== What the task requires ==
Using the records below, copy exactly the part that opens with the line holding "What matplotlib code" and closes with the line holding "68, 72, 76]", minus the pictures.

== Raw records ==

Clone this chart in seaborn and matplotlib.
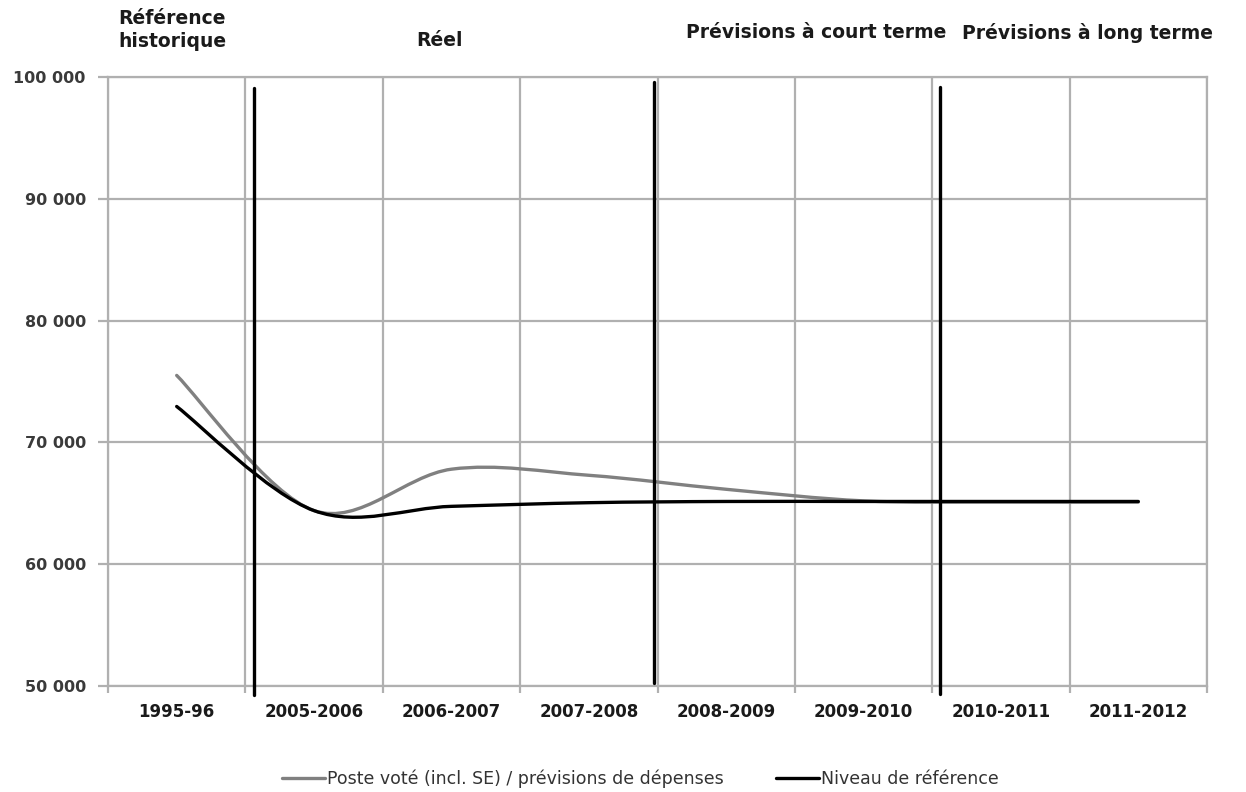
import matplotlib
matplotlib.use("Agg")
import matplotlib.pyplot as plt
from matplotlib.path import Path
from matplotlib.patches import PathPatch
from matplotlib.lines import Line2D
from matplotlib.ticker import FuncFormatter, MultipleLocator
import seaborn as sns
import numpy as np
import pandas as pd

# values
years = ["1995-96", "2005-2006", "2006-2007", "2007-2008",
         "2008-2009", "2009-2010", "2010-2011", "2011-2012"]
poste_vote = [75500, 64400, 67800, 67300, 66150, 65200, 65100, 65100]
niveau_ref = [72950, 64400, 64750, 65050, 65150, 65150, 65150, 65150]

series_names = ["Poste voté (incl. SE) / prévisions de dépenses", "Niveau de référence"]
series_colors = ["#808080", "#000000"]

# the three black separators (category position, top, bottom)
sep_x = [0.563, 3.474, 5.56]
sep_top = [99100, 99590, 99180]
sep_bottom = [49260, 50250, 49340]

headers = ["Référence\nhistorique", "Réel", "Prévisions à court terme", "Prévisions à long terme"]

df = pd.DataFrame({
    "pos": list(range(len(years))) * 2,
    "value": poste_vote + niveau_ref,
    "serie": [series_names[0]] * len(years) + [series_names[1]] * len(years),
})


def smooth_path(xs, ys):
    # excel-like smoothed line: catmull-rom segments as cubic beziers
    pts = np.column_stack([xs, ys]).astype(float)
    n = len(pts)
    verts = [pts[0]]
    codes = [Path.MOVETO]
    for i in range(n - 1):
        p0 = pts[max(i - 1, 0)]
        p1 = pts[i]
        p2 = pts[i + 1]
        p3 = pts[min(i + 2, n - 1)]
        verts += [p1 + (p2 - p0) / 6, p2 - (p3 - p1) / 6, p2]
        codes += [Path.CURVE4] * 3
    return Path(verts, codes)


sns.set_theme(style="white")
plt.rcParams['font.family'] = ['DejaVu Sans']

fig = plt.figure(figsize=(12.46, 7.92), dpi=100)
ax = fig.add_axes([108 / 1246, 1 - 686 / 792, (1207 - 108) / 1246, (686 - 77) / 792])

# seaborn registers the data on the axes, curves are drawn smoothed below
sns.lineplot(data=df, x="pos", y="value", hue="serie", palette=series_colors,
             linewidth=0, legend=False, ax=ax)

for name, color in zip(series_names, series_colors):
    sub = df[df["serie"] == name]
    patch = PathPatch(smooth_path(sub["pos"], sub["value"]), fill=False,
                      edgecolor=color, lw=2.4, capstyle="round", zorder=3)
    ax.add_patch(patch)

for x, y1, y0 in zip(sep_x, sep_top, sep_bottom):
    ax.plot([x, x], [y0, y1], color="black", lw=2.4, clip_on=False, zorder=4)

ax.set_xlim(-0.5, len(years) - 0.5)
ax.set_ylim(50000, 100000)
ax.yaxis.set_major_locator(MultipleLocator(10000))
ax.yaxis.set_major_formatter(FuncFormatter(lambda v, p: f"{int(v):,}".replace(",", " ")))
ax.set_xticks(range(len(years)))
ax.set_xticklabels(years)
ax.set_xticks(np.arange(-0.5, len(years), 1), minor=True)

ax.grid(False)
ax.grid(True, which="major", axis="y", color="#b0b0b0", lw=1.6)
ax.grid(True, which="minor", axis="x", color="#b0b0b0", lw=1.6)
for s in ax.spines.values():
    s.set_color("#b0b0b0")
    s.set_linewidth(1.6)

ax.tick_params(axis="y", which="major", length=7, width=1.6, color="#b0b0b0",
               left=True, labelsize=11.5, labelcolor="#3a3a3a", pad=9)
ax.tick_params(axis="x", which="major", length=0, labelsize=12, pad=12, labelcolor="#1a1a1a")
ax.tick_params(axis="x", which="minor", length=5, width=1.6, color="#b0b0b0", bottom=True)
for lab in ax.get_yticklabels() + ax.get_xticklabels():
    lab.set_fontweight("bold")
ax.set_xlabel("")
ax.set_ylabel("")

hdr_kw = dict(fontsize=13.5, fontweight="bold", color="#1a1a1a", va="center", ha="left",
              multialignment="left")
fig.text(118 / 1246, 1 - 30 / 792, headers[0], linespacing=1.3, **hdr_kw)
fig.text(416 / 1246, 1 - 40 / 792, headers[1], **hdr_kw)
fig.text(686 / 1246, 1 - 33 / 792, headers[2], **hdr_kw)
fig.text(962 / 1246, 1 - 33 / 792, headers[3], **hdr_kw)

handles = [Line2D([0], [0], color=c, lw=2.4) for c in series_colors]
fig.legend(handles, series_names, loc="center", bbox_to_anchor=(640 / 1246, 13 / 792),
           ncol=2, frameon=False, fontsize=12.5, handlelength=2.5, handletextpad=0.1,
           columnspacing=3.0, labelcolor="#333333", borderpad=0)

fig.savefig("out.png", dpi=100)
plt.close(fig)
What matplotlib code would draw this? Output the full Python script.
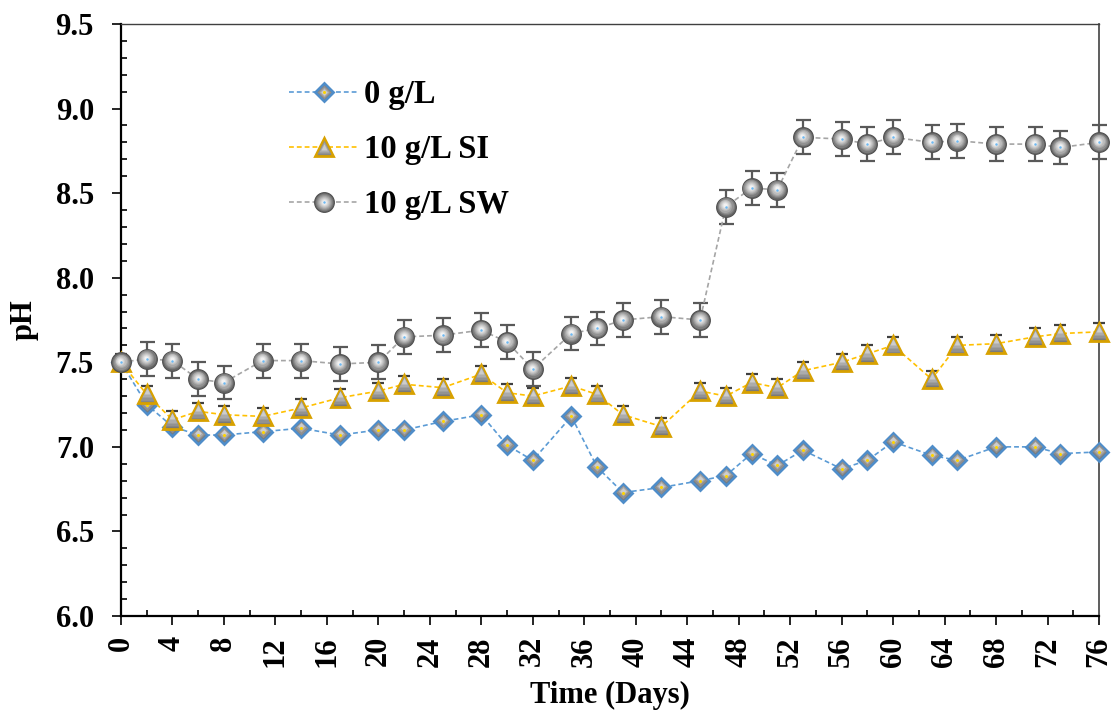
import matplotlib
matplotlib.use('Agg')
import matplotlib.pyplot as plt
from matplotlib.lines import Line2D
from matplotlib.legend_handler import HandlerTuple
from matplotlib.ticker import MultipleLocator, FormatStrFormatter
from matplotlib.transforms import offset_copy

# ---------------- data ----------------
days = [0, 2, 4, 6, 8, 11, 14, 17, 20, 22, 25, 28, 30, 32, 35, 37, 39, 42, 45,
        47, 49, 51, 53, 56, 58, 60, 63, 65, 68, 71, 73, 76]

ph_0 = [7.50, 7.25, 7.12, 7.07, 7.07, 7.09, 7.11, 7.07, 7.10, 7.10, 7.15, 7.19,
        7.01, 6.92, 7.18, 6.88, 6.73, 6.76, 6.80, 6.83, 6.96, 6.89, 6.98, 6.87,
        6.92, 7.03, 6.95, 6.92, 7.00, 7.00, 6.96, 6.97]
err_0 = [0.02, 0.02, 0.02, 0.02, 0.02, 0.02, 0.02, 0.02, 0.02, 0.02, 0.02, 0.02,
         0.02, 0.02, 0.02, 0.02, 0.02, 0.02, 0.02, 0.02, 0.02, 0.02, 0.02, 0.02,
         0.02, 0.02, 0.02, 0.02, 0.02, 0.02, 0.02, 0.02]

ph_si = [7.50, 7.31, 7.16, 7.21, 7.19, 7.18, 7.23, 7.29, 7.33, 7.37, 7.35, 7.43,
         7.32, 7.30, 7.36, 7.31, 7.19, 7.12, 7.33, 7.30, 7.38, 7.35, 7.45, 7.50,
         7.55, 7.60, 7.40, 7.60, 7.61, 7.65, 7.67, 7.68]
err_si = [0.05, 0.05, 0.05, 0.05, 0.05, 0.05, 0.05, 0.05, 0.05, 0.05, 0.05, 0.05,
          0.05, 0.05, 0.05, 0.05, 0.05, 0.05, 0.05, 0.05, 0.05, 0.05, 0.05, 0.05,
          0.05, 0.05, 0.05, 0.05, 0.05, 0.05, 0.05, 0.05]

ph_sw = [7.50, 7.52, 7.51, 7.40, 7.38, 7.51, 7.51, 7.49, 7.50, 7.65, 7.66, 7.69,
         7.62, 7.46, 7.67, 7.70, 7.75, 7.77, 7.75, 8.42, 8.53, 8.52, 8.83, 8.82,
         8.79, 8.83, 8.80, 8.81, 8.79, 8.79, 8.77, 8.80]
err_sw = [0.02, 0.10, 0.10, 0.10, 0.10, 0.10, 0.10, 0.10, 0.10, 0.10, 0.10, 0.10,
          0.10, 0.10, 0.10, 0.10, 0.10, 0.10, 0.10, 0.10, 0.10, 0.10, 0.10, 0.10,
          0.10, 0.10, 0.10, 0.10, 0.10, 0.10, 0.10, 0.10]

labels = ['0 g/L', '10 g/L SI', '10 g/L SW']
x_ticks = [0, 4, 8, 12, 16, 20, 24, 28, 32, 36, 40, 44, 48, 52, 56, 60, 64, 68, 72, 76]

# ---------------- style ----------------
plt.rcParams['font.family'] = ['Liberation Serif', 'DejaVu Serif']
plt.rcParams['font.weight'] = 'bold'
FS = 22

fig = plt.figure(figsize=(11.16, 7.12), dpi=100)
ax = fig.add_axes([121 / 1116, 1 - 616 / 712, (1099 - 121) / 1116, (616 - 24) / 712])

dash = (0, (2.9, 1.8))


def layered(x, y, err, line_color, ecolor, base, layers, z, capsize):
    eb = ax.errorbar(x, y, yerr=err, fmt='none', ecolor=ecolor, elinewidth=1.6,
                     capsize=capsize, capthick=1.6, zorder=z)
    for art in eb.lines[1] + eb.lines[2]:
        art.set_clip_on(False)
    ax.plot(x, y, linestyle=dash, color=line_color, lw=1.2, zorder=z + 0.01)
    handles = [Line2D([], [], linestyle=dash, color=line_color, lw=1.2)]
    ax.plot(x, y, linestyle='none', zorder=z + 0.02, clip_on=False, **base)
    handles.append(Line2D([], [], linestyle='none', **base))
    for i, (lk, dx, dy) in enumerate(layers):
        tr = offset_copy(ax.transData, fig=fig, x=dx, y=dy, units='points')
        ax.plot(x, y, linestyle='none', transform=tr, zorder=z + 0.03 + i * 0.001,
                markeredgecolor='none', clip_on=False, **lk)
        handles.append(Line2D([], [], linestyle='none', markeredgecolor='none', **lk))
    return tuple(handles)


h0 = layered(days, ph_0, err_0, '#5b9bd5', '#404040',
             dict(marker='D', markersize=9.6, markerfacecolor='#767676',
                  markeredgecolor='#4f8dc9', markeredgewidth=2.0),
             [(dict(marker='D', markersize=7.4, markerfacecolor='#8f8f8f'), 0, 0.4),
              (dict(marker='D', markersize=5.4, markerfacecolor='#ababab'), 0, 0.9),
              (dict(marker='D', markersize=3.4, markerfacecolor='#cdcdcd'), 0, 1.3),
              (dict(marker='o', markersize=2.2, markerfacecolor='#ffd400'), 0, 0)],
             3, 3)

h1 = layered(days, ph_si, err_si, '#ffc000', '#404040',
             dict(marker='^', markersize=13.5, markerfacecolor='#7a7a7a',
                  markeredgecolor='#d8a100', markeredgewidth=2.0),
             [(dict(marker='^', markersize=10, markerfacecolor='#929292'), 0, 0.6),
              (dict(marker='^', markersize=7, markerfacecolor='#acacac'), 0, 1.4),
              (dict(marker='^', markersize=4, markerfacecolor='#cdcdcd'), 0, 2.4)],
             4, 4)

h2 = layered(days, ph_sw, err_sw, '#a5a5a5', '#595959',
             dict(marker='o', markersize=14.2, markerfacecolor='#666666',
                  markeredgecolor='#505050', markeredgewidth=0.8),
             [(dict(marker='o', markersize=12.6, markerfacecolor='#7c7c7c'), -0.1, 0.3),
              (dict(marker='o', markersize=11.0, markerfacecolor='#929292'), -0.2, 0.5),
              (dict(marker='o', markersize=9.4, markerfacecolor='#a8a8a8'), -0.3, 0.7),
              (dict(marker='o', markersize=7.8, markerfacecolor='#bdbdbd'), -0.35, 0.85),
              (dict(marker='o', markersize=6.2, markerfacecolor='#d0d0d0'), -0.4, 0.95),
              (dict(marker='o', markersize=4.6, markerfacecolor='#e2e2e2'), -0.4, 1.0),
              (dict(marker='o', markersize=3.0, markerfacecolor='#f2f2f2'), -0.4, 1.0),
              (dict(marker='o', markersize=1.8, markerfacecolor='#6cb8f2'), 0, 0)],
             5, 5.4)

# ---------------- axes ----------------
ax.set_xlim(0, 76)
ax.set_ylim(6.0, 9.5)
ax.set_xticks(x_ticks)
ax.xaxis.set_minor_locator(MultipleLocator(2))
ax.yaxis.set_major_locator(MultipleLocator(0.5))
ax.yaxis.set_minor_locator(MultipleLocator(0.1))
ax.yaxis.set_major_formatter(FormatStrFormatter('%.1f'))

ax.tick_params(axis='both', which='major', direction='out', length=6.5, width=1.2,
               labelsize=FS, color='black')
ax.tick_params(axis='both', which='minor', direction='in', length=4.5, width=1.2,
               color='black')
ax.tick_params(axis='y', which='major', pad=13)
ax.tick_params(axis='x', which='major', pad=8, labelrotation=90)
for lab in ax.get_xticklabels() + ax.get_yticklabels():
    lab.set_fontweight('bold')

for s in ['left', 'bottom']:
    ax.spines[s].set_linewidth(1.6)
    ax.spines[s].set_color('black')
ax.spines['top'].set_linewidth(1.0)
ax.spines['top'].set_color('#404040')
ax.spines['right'].set_linewidth(1.3)
ax.spines['right'].set_color('#505050')
for s in ax.spines.values():
    s.set_zorder(2)

ax.set_xlabel('Time (Days)', fontsize=FS, fontweight='bold', labelpad=10)
ax.set_ylabel('pH', fontsize=FS, fontweight='bold', labelpad=12)

leg = ax.legend([h0, h1, h2], labels, handler_map={tuple: HandlerTuple(ndivide=1)},
                loc='upper left', bbox_to_anchor=(0.158, 0.929), frameon=False,
                fontsize=23.5, handlelength=2.15, handletextpad=0.15, labelspacing=0.74,
                borderaxespad=0)
for t in leg.get_texts():
    t.set_fontweight('bold')

fig.savefig('out.png', dpi=100)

== Worked solution ==
What matplotlib code would draw this? Output the full Python script.
import matplotlib
matplotlib.use('Agg')
import matplotlib.pyplot as plt
from matplotlib.lines import Line2D
from matplotlib.legend_handler import HandlerTuple
from matplotlib.ticker import MultipleLocator, FormatStrFormatter
from matplotlib.transforms import offset_copy

# ---------------- data ----------------
days = [0, 2, 4, 6, 8, 11, 14, 17, 20, 22, 25, 28, 30, 32, 35, 37, 39, 42, 45,
        47, 49, 51, 53, 56, 58, 60, 63, 65, 68, 71, 73, 76]

ph_0 = [7.50, 7.25, 7.12, 7.07, 7.07, 7.09, 7.11, 7.07, 7.10, 7.10, 7.15, 7.19,
        7.01, 6.92, 7.18, 6.88, 6.73, 6.76, 6.80, 6.83, 6.96, 6.89, 6.98, 6.87,
        6.92, 7.03, 6.95, 6.92, 7.00, 7.00, 6.96, 6.97]
err_0 = [0.02, 0.02, 0.02, 0.02, 0.02, 0.02, 0.02, 0.02, 0.02, 0.02, 0.02, 0.02,
         0.02, 0.02, 0.02, 0.02, 0.02, 0.02, 0.02, 0.02, 0.02, 0.02, 0.02, 0.02,
         0.02, 0.02, 0.02, 0.02, 0.02, 0.02, 0.02, 0.02]

ph_si = [7.50, 7.31, 7.16, 7.21, 7.19, 7.18, 7.23, 7.29, 7.33, 7.37, 7.35, 7.43,
         7.32, 7.30, 7.36, 7.31, 7.19, 7.12, 7.33, 7.30, 7.38, 7.35, 7.45, 7.50,
         7.55, 7.60, 7.40, 7.60, 7.61, 7.65, 7.67, 7.68]
err_si = [0.05, 0.05, 0.05, 0.05, 0.05, 0.05, 0.05, 0.05, 0.05, 0.05, 0.05, 0.05,
          0.05, 0.05, 0.05, 0.05, 0.05, 0.05, 0.05, 0.05, 0.05, 0.05, 0.05, 0.05,
          0.05, 0.05, 0.05, 0.05, 0.05, 0.05, 0.05, 0.05]

ph_sw = [7.50, 7.52, 7.51, 7.40, 7.38, 7.51, 7.51, 7.49, 7.50, 7.65, 7.66, 7.69,
         7.62, 7.46, 7.67, 7.70, 7.75, 7.77, 7.75, 8.42, 8.53, 8.52, 8.83, 8.82,
         8.79, 8.83, 8.80, 8.81, 8.79, 8.79, 8.77, 8.80]
err_sw = [0.02, 0.10, 0.10, 0.10, 0.10, 0.10, 0.10, 0.10, 0.10, 0.10, 0.10, 0.10,
          0.10, 0.10, 0.10, 0.10, 0.10, 0.10, 0.10, 0.10, 0.10, 0.10, 0.10, 0.10,
          0.10, 0.10, 0.10, 0.10, 0.10, 0.10, 0.10, 0.10]

labels = ['0 g/L', '10 g/L SI', '10 g/L SW']
x_ticks = [0, 4, 8, 12, 16, 20, 24, 28, 32, 36, 40, 44, 48, 52, 56, 60, 64, 68, 72, 76]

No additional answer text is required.